> _Aim_:
Extract the lines of the material below, beginning with the first and ending with the line that holds "import plotly.graph_objects as go". Skip every picture.

> _Dataset content_:
===

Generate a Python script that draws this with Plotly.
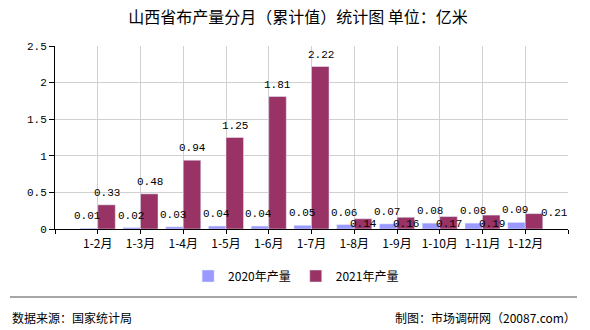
import plotly.graph_objects as go

categories = ["1-2月", "1-3月", "1-4月", "1-5月", "1-6月", "1-7月",
              "1-8月", "1-9月", "1-10月", "1-11月", "1-12月"]
output_2020 = [0.01, 0.02, 0.03, 0.04, 0.04, 0.05, 0.06, 0.07, 0.08, 0.08, 0.09]
output_2021 = [0.33, 0.48, 0.94, 1.25, 1.81, 2.22, 0.14, 0.16, 0.17, 0.19, 0.21]
y_ticks = [0, 0.5, 1, 1.5, 2, 2.5]
y_tick_text = ["0", "0.5", "1", "1.5", "2", "2.5"]

CJK = "Noto Sans CJK SC"
MONO = "Liberation Mono"
c2020 = "#9999FF"
c2021 = "#993366"

xs = list(range(len(categories)))

fig = go.Figure()
fig.add_trace(go.Bar(x=xs, y=output_2020, name="2020年产量", marker_color=c2020))
fig.add_trace(go.Bar(x=xs, y=output_2021, name="2021年产量", marker_color=c2021))

lab_font = dict(family=MONO, size=11, color="#000")
half = 9  # px offset from category centre to each bar's centre

# value labels, drawn above the bars
for i, v in enumerate(output_2020):
    fig.add_annotation(x=xs[i], y=v, text=f"{v:.2f}", showarrow=False,
                       xshift=-half - 1, yanchor="bottom", yshift=4, font=lab_font)
last = len(output_2021) - 1
for i, v in enumerate(output_2021):
    if i == last:
        fig.add_annotation(x=xs[i], y=v, text=f"{v:.2f}", showarrow=False,
                           xshift=half + 20, yanchor="middle", yshift=1, font=lab_font)
    elif v < 0.2:
        # low bars: label sits on the base, overlapping the bar
        fig.add_annotation(x=xs[i], y=0, text=f"{v:.2f}", showarrow=False,
                           xshift=half, yanchor="middle", yshift=5, font=lab_font)
    else:
        fig.add_annotation(x=xs[i], y=v, text=f"{v:.2f}", showarrow=False,
                           xshift=half, yanchor="bottom", yshift=4, font=lab_font)

fig.update_layout(
    width=590, height=330,
    margin=dict(l=55, r=22, t=46, b=101),
    paper_bgcolor="white", plot_bgcolor="white",
    barmode="group", bargap=0.18, bargroupgap=0,
    title=dict(text="山西省布产量分月（累计值）统计图 单位：亿米",
               x=0.505, xanchor="center", y=1 - 17 / 330, yanchor="middle",
               font=dict(family=CJK, size=16, color="#000")),
    showlegend=True,
    legend=dict(orientation="h", x=0.47, xanchor="center", y=-0.257, yanchor="middle",
                font=dict(family=CJK, size=12, color="#000"), itemwidth=30,
                traceorder="normal"),
    xaxis=dict(range=[-1, 11], tickmode="array", tickvals=list(range(-1, 12)),
               ticktext=[""] + categories + [""],
               showgrid=True, gridcolor="#d0d0d0", gridwidth=1,
               showline=True, linecolor="#000", linewidth=1,
               ticks="outside", ticklen=4, tickcolor="#000",
               tickfont=dict(family=CJK, size=12, color="#000"),
               zeroline=False, fixedrange=True),
    yaxis=dict(range=[0, 2.5], tickmode="array", tickvals=y_ticks, ticktext=y_tick_text,
               showgrid=True, gridcolor="#d0d0d0", gridwidth=1,
               showline=True, linecolor="#000", linewidth=1,
               ticks="outside", ticklen=5, tickcolor="#000",
               tickfont=dict(family=MONO, size=11, color="#000"),
               zeroline=False, fixedrange=True),
)

# separator line and footer
fig.add_shape(type="line", xref="paper", yref="paper",
              x0=(10 - 55) / 513, x1=(577 - 55) / 513,
              y0=(229 - 297) / 183, y1=(229 - 297) / 183,
              line=dict(color="#888888", width=1.5))
fig.add_annotation(xref="paper", yref="paper", x=(10 - 55) / 513, y=(229 - 317) / 183,
                   xanchor="left", yanchor="middle", showarrow=False,
                   text="数据来源：国家统计局",
                   font=dict(family=CJK, size=12, color="#000"))
fig.add_annotation(xref="paper", yref="paper", x=(578 - 55) / 513, y=(229 - 317) / 183,
                   xanchor="right", yanchor="middle", showarrow=False,
                   text="制图：市场调研网（20087.com）",
                   font=dict(family=CJK, size=12, color="#000"))

fig.write_html("out.html")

===

> _Solution to this problem_:
Generate a Python script that draws this with Plotly.
import plotly.graph_objects as go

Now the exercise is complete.